I Quattro retti sforzi costituiscono il cuore dell’addestramento buddista, per la cura della mente.

Generalmente, potrete trovare di beneficio svolgere soprattutto il terzo e quarto (ovvero: dedicarvi a far nascere stati mentali sani, non ancora presenti; o far crescere tali stati mentali sani, se già presenti) durante l’esercizio formale della meditazione.
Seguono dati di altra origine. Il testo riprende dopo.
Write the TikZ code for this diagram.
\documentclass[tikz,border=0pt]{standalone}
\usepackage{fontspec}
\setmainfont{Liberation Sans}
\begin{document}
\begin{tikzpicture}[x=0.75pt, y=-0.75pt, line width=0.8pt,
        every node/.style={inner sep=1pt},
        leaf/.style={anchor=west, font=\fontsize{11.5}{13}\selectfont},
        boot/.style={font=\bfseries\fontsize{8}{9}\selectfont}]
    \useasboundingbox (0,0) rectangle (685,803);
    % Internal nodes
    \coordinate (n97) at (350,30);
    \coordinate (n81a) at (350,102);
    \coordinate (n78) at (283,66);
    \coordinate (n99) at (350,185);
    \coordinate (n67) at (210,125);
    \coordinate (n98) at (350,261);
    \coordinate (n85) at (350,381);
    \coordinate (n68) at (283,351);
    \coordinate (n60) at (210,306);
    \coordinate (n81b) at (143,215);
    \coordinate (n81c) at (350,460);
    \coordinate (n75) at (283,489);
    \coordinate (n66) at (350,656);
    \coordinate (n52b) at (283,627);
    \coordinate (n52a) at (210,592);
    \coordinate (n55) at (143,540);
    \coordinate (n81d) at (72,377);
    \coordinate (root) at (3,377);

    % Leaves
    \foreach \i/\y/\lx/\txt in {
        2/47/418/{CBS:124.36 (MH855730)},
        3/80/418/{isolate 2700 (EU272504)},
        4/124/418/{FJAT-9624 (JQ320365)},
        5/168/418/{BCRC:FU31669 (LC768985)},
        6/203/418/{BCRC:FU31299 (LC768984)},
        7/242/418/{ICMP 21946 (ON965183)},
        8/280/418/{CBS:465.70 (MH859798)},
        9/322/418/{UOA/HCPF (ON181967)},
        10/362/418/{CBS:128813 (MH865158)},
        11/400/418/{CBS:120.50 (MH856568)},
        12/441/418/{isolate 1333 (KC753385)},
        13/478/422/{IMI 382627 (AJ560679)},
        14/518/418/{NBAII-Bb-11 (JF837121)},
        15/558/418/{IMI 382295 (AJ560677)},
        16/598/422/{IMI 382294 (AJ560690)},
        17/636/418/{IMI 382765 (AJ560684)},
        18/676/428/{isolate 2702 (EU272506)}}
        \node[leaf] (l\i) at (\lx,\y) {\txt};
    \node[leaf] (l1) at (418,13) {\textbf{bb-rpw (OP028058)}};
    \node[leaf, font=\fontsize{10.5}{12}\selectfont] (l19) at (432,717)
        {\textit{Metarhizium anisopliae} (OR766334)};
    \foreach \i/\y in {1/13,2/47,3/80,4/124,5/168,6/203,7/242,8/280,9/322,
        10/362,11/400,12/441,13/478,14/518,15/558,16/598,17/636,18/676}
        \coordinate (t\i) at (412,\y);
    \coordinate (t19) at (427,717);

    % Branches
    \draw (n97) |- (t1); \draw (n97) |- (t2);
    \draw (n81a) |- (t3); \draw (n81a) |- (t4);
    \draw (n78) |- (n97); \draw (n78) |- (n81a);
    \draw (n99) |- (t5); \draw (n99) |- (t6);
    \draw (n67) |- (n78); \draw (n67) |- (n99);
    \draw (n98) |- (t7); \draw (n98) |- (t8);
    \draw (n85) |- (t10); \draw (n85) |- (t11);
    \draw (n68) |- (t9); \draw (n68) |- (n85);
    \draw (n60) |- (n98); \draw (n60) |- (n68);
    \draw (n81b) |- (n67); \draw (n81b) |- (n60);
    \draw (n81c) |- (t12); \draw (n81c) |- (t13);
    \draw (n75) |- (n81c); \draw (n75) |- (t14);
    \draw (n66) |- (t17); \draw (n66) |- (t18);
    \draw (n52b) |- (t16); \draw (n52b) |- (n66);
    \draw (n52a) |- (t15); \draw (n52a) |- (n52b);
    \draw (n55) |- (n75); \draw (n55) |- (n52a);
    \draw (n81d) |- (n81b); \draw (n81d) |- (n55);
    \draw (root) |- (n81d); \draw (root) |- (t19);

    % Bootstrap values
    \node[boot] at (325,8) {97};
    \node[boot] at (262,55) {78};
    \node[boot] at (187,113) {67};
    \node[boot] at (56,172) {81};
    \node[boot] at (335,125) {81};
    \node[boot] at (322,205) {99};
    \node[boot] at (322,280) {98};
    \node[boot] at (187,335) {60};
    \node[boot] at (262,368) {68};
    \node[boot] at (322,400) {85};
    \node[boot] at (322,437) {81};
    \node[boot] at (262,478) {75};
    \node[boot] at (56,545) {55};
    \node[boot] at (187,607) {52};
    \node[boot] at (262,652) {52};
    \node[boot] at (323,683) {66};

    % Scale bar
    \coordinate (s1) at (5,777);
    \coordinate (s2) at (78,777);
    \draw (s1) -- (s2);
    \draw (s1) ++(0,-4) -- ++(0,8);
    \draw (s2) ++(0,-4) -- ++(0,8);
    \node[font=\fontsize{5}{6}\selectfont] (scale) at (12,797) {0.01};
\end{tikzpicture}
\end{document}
Mentre i primi due retti sforzi (ovvero: bloccare l’espandersi degli stati mentali non sani, se siano sorti; e prevenirne il nascere) costituiranno un impegno anche nei diversi momenti della giornata.

 

Aprire e chiudere.

Aprirsi al mondo e raccogliersi nella serenità della propria casa -e casa interiore- sono i due momenti -e movimenti- complementari.

L’uno presuppone l’altro.

L’uno si nutre dell’altro.

Così si esprime il monaco buddista vietnamita Thich Nhat Han, a questo proposito, con la sua innata capacità di usare immagini delicate e poetiche:

L’altra sera, di ritorno al mio eremo, avevo sbarrato porte e finestre per il vento impetuoso. Questa mattina la mia finestra è aperta; vedo il bosco, fresco e verde. Splende il sole. Un uccello canta melodiosamente […] Smetto un momento di scrivere, guardo gli alberi che coprono la collina. […] Non è sempre necessario chiudere le porte dei sensi per essere concentrati. Spesso per i principianti è utile chiudere le finestre degli occhi e delle orecchie, per concentrarsi sul respiro o su un altro oggetto ancora più facile, ma è possibile rimanere concentrati anche con le finestre spalancate… (da Il sole, il mio cuore, Thich Nhat Hanh).

Così, dopo esserci presi cura della mente, raccogliendoci, potremo portarla nuovamente all’esterno, aprendoci al mondo, affinché essa illumini la nostra vita pratica, emotiva, affettiva, intellettiva e spirituale.